Auch Regisseur Shaheen Dill-Riaz, selbst in der Nähe aufgewachsen, wurde erst über die Fotografien von Sebastiao Salgado auf das Treiben in der Nachbarschaft aufmerksam. Doch dann erwachte die Neugierde des HFFBabelsberg- Absolventen und er wollte mehr erfahren über die Menschen, die hier ihr Leben riskieren und »Lohakhor« genannt werden: »Eisenfresser«.
2001 begann Dill-Riaz zu recherchieren; 2005 durfte er dann mit seinem Team vier Monate auf der PHP-Werft stehen, die ihm von der Bangladesh Shipbreakers Association als Drehort vorgeschlagen wurde. Die ist nach regionalen Maßstäben eine Vorzeigewerft, schließlich steht der Name PHP für »Peace, Happiness and Prosperity«. Und auch der Boss sieht sich gönnerhaft als Wohltäter seiner Arbeiter. Die allerdings verdingen sich hier nur aus blanker Not. Es sind Bauern aus dem Norden, die vor den saisonalen Hungersnöten flüchten. Die meisten wollen nach ein paar Monaten zu ihren Feldern zurück. Doch einmal in Chittagong angekommen, werden sie in einem raffinierten und undurchschaubaren System von einbehaltenen Lohnabzügen und Vorschusszinsen schnell in eine Schuldabhängigkeit getrieben, die am Ende vom Lohn so wenig übrig lässt, dass es nicht einmal mehr für die Fahrkarte nach Hause reicht: kapitalistische Ausbeutung im brutalen Urzustand.

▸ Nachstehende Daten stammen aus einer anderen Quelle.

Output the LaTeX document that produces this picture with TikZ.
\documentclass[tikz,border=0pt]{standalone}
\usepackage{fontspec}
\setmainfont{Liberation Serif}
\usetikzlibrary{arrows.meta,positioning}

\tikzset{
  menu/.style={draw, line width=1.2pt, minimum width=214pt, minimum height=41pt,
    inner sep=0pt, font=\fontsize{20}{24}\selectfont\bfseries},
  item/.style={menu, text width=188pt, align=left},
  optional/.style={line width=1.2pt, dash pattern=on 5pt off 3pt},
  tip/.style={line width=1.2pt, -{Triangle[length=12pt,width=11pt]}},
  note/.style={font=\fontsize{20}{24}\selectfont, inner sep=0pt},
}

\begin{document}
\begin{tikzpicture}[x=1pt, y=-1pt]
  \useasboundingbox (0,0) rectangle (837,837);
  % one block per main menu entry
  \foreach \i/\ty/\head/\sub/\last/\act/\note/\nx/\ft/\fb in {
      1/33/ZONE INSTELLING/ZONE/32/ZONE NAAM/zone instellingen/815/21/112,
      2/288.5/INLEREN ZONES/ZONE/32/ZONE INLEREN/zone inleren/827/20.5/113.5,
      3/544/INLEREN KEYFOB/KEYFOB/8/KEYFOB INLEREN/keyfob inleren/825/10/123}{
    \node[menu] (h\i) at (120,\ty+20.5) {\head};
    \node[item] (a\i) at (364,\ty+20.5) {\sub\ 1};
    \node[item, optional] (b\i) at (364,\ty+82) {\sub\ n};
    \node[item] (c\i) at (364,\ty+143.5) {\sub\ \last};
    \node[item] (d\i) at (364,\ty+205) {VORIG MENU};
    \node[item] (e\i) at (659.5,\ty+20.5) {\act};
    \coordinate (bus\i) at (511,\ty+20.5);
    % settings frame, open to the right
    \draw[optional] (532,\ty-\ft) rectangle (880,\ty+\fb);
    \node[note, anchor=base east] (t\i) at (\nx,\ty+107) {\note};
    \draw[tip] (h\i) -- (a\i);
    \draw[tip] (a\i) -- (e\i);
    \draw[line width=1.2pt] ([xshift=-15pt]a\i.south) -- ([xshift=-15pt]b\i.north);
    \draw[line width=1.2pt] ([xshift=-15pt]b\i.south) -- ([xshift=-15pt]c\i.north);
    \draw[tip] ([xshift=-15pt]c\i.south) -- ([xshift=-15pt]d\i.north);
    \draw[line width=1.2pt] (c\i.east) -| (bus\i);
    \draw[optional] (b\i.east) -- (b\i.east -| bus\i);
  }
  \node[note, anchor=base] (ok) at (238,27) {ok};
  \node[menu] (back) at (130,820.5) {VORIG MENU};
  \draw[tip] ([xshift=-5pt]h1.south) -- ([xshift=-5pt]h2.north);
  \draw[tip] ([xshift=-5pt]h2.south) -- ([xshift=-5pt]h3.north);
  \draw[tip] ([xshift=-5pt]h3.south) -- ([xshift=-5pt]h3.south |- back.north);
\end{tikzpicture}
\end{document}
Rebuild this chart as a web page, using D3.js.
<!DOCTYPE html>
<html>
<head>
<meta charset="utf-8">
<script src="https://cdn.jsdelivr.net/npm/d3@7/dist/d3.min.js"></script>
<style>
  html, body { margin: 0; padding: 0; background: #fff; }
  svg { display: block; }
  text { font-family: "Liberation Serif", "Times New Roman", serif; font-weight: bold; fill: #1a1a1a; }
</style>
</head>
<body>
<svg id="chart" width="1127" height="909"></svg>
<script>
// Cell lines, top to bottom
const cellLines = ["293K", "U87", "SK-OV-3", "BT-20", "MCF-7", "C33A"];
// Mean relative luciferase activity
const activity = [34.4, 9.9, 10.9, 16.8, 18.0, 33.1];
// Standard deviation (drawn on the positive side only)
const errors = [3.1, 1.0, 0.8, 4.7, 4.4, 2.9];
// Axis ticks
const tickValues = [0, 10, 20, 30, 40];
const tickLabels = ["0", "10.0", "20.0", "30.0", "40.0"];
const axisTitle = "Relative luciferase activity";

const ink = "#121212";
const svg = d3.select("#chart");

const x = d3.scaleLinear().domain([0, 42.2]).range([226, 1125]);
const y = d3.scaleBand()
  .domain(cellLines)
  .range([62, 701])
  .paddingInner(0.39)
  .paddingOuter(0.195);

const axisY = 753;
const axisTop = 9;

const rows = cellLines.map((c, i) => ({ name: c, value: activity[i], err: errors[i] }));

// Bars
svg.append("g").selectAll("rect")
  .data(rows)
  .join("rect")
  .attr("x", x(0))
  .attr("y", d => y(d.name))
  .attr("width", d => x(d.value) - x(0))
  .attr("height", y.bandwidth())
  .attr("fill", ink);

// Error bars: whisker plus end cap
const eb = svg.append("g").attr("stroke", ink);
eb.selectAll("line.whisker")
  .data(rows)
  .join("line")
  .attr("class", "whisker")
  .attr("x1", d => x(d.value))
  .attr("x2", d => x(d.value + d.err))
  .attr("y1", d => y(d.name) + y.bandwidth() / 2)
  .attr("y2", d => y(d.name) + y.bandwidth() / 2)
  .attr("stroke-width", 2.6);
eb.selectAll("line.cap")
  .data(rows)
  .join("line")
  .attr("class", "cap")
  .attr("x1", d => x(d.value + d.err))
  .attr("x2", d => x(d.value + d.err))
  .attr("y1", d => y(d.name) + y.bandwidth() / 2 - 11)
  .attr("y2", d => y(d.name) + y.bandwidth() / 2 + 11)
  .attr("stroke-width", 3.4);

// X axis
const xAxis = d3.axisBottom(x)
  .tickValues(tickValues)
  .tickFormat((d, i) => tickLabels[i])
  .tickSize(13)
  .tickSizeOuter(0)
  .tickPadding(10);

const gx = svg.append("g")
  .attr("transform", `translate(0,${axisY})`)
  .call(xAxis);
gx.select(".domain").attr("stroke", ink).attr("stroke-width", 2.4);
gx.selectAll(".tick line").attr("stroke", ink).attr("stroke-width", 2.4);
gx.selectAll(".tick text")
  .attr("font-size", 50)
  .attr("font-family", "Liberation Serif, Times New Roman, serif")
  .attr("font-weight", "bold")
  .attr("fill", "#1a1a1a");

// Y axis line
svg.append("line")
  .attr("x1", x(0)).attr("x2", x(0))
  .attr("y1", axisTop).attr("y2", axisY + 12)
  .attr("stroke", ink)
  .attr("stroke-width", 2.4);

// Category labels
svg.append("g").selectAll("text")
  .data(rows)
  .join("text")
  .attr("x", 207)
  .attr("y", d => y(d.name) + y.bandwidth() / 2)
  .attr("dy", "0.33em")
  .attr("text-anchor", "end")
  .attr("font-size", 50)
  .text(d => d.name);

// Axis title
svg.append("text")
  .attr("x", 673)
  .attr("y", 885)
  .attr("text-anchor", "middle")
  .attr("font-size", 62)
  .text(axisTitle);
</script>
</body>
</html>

»Eisenfresser« begleitet einige der Wanderarbeiter von ihren Dörfern zur Arbeit auf der Werft, wo sich die Kamera ebenso aufmerksam wie diskret ins Geschehen mischt und das Filmteam mit den Arbeitern in Schlamm watet. Doch bei aller Empathie und Nähe: Erfreulich viel Mühe verwendet Dill-Riaz auf die Untersuchung und Ausleuchtung der ökonomischen und sozialen Geflechte und Hierarchien am Ort und auf die Vorstellung der beteiligten Akteure vom Vorarbeiter bis zum Chef. Insofern ist »Eisenfresser« auch ein filmästhetisches Gegenprogramm zur archaisierenden Entkontextualiserung von Arbeit etwa in Glawoggers »Working Man's Death«. Verklärt wird in »Eisenfresser« nichts, auch wenn die pastosen Texturen und pastellfarbenen Lichtstimmungen dank sorgfältiger Postproduktion manchmal betörend schön sind. Aber es muss ja nicht immer gleich graudüster und wackelig werden, wenn es darum geht, unschöne Zustände besser zu verstehen.